Nigeria's central bank will eschew direct fiscal intervention and play a more limited advisory role in supporting the government's economic growth program, Governor Olayemi Cardoso told Western media on Tuesday.
The bank's current policy, the governor noted, blurs the lines between monetary and fiscal policy, eroding its ability to manage inflation and foreign exchange reserves effectively.
"There is need to pull the central bank back from direct development finance interventions into more limited advisory roles that support economic growth," Cardoso pointed out.
He noted that while the central bank does not have a "magic wand" to solve economic problems, the bank can support economic growth by promoting institutions and financial products to support emerging sectors of the economy, expanding financial inclusion, and bringing together multilateral stakeholders to support government and private sector initiatives.
Olayemi Cardoso, the former chairman of Nigeria's Citibank, took over as governor of the central bank in late September.

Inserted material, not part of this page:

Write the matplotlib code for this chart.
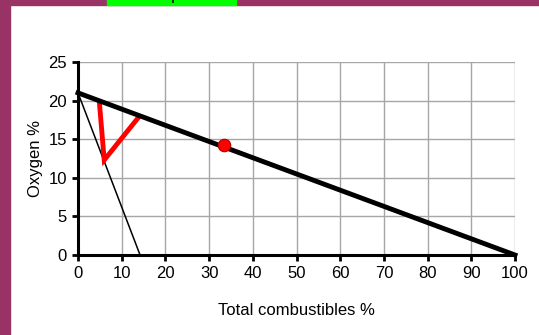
import matplotlib.pyplot as plt
from matplotlib.patches import Rectangle

plt.rcParams['font.family'] = ['Liberation Sans', 'DejaVu Sans']

# flammability limit line (air dilution) and stoichiometric line
air_x = [0, 100]
air_y = [21, 0]
stoich_x = [0, 14.2]
stoich_y = [21, 0]
# explosive triangle
tri_x = [4.9, 6.0, 13.8]
tri_y = [19.7, 12.3, 17.8]
# sample point
pt_x = [33.4]
pt_y = [14.2]

xticks = list(range(0, 101, 10))
yticks = list(range(0, 26, 5))

fig = plt.figure(figsize=(5.39, 3.35), dpi=100)
ax = fig.add_axes([78/539, 80/335, 437/539, 193/335])

ax.plot(stoich_x, stoich_y, color='black', lw=1.1, zorder=3)
ax.plot(tri_x, tri_y, color='#ff0000', lw=3.5, solid_joinstyle='miter', zorder=4)
ax.plot(air_x, air_y, color='black', lw=3.5, zorder=5, clip_on=False)
ax.plot(pt_x, pt_y, 'o', color='#ff0000', markersize=9, markeredgecolor='#b00000',
        markeredgewidth=0.8, zorder=6)

ax.set_xlim(0, 100)
ax.set_ylim(0, 25)
ax.set_xticks(xticks)
ax.set_yticks(yticks)
ax.grid(True, color='#a6a6a6', lw=1)
ax.set_axisbelow(True)
for s in ['top', 'right']:
    ax.spines[s].set_visible(False)
for s in ['left', 'bottom']:
    ax.spines[s].set_linewidth(2.2)
    ax.spines[s].set_zorder(7)
ax.tick_params(direction='out', length=4, width=2, labelsize=12, pad=4)
ax.set_xlabel('Total combustibles %', fontsize=12, labelpad=16)
ax.set_ylabel('Oxygen %', fontsize=12, labelpad=4)

# frame decoration
purple = '#993366'
fig.patches.append(Rectangle((0, 0), 10/539, 1, transform=fig.transFigure,
                             color=purple, zorder=0))
fig.patches.append(Rectangle((0, 1 - 5/335), 1, 5/335, transform=fig.transFigure,
                             color=purple, zorder=0))
fig.patches.append(Rectangle((107/539, 1 - 5/335), 129/539, 5/335 + 0.01,
                             transform=fig.transFigure, color='#00ff00', zorder=1))
fig.text(172/539, 1 - 3/335, 'Not Explosive', ha='center', va='bottom',
         fontsize=12, color='black')

fig.savefig('out.png', dpi=100)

He succeeds Folashodun Shonubi, who served as acting governor of the central bank following the suspension and arrest of former governor Godwin Emefiele.
In early June, Tinubu suspended Emefiele amid investigations into his agency and planned reforms in the country's financial sector, aimed at the economic growth of the West African nation.
On Monday, as part of efforts to revive economic growth, Nigeria's Minister of Industry, Trade and Investment, Doris Uzoka-Anite, told the media that the nation would encourage foreign investment in the country by increasing tax incentives for foreign investors.
The weakening of the local currency remains another concern for the government. In mid-June, the central bank allowed market forces to determine the exchange rate of the naira. According to media reports, the naira has weakened 8.9% against the dollar in four months on the official market, the biggest drop since June 20.
In an effort to help the local currency reach a "fair price" by 2024, the government announced in late October that new foreign exchange regulations, including a crackdown on illegal currency trading, are planned for the country.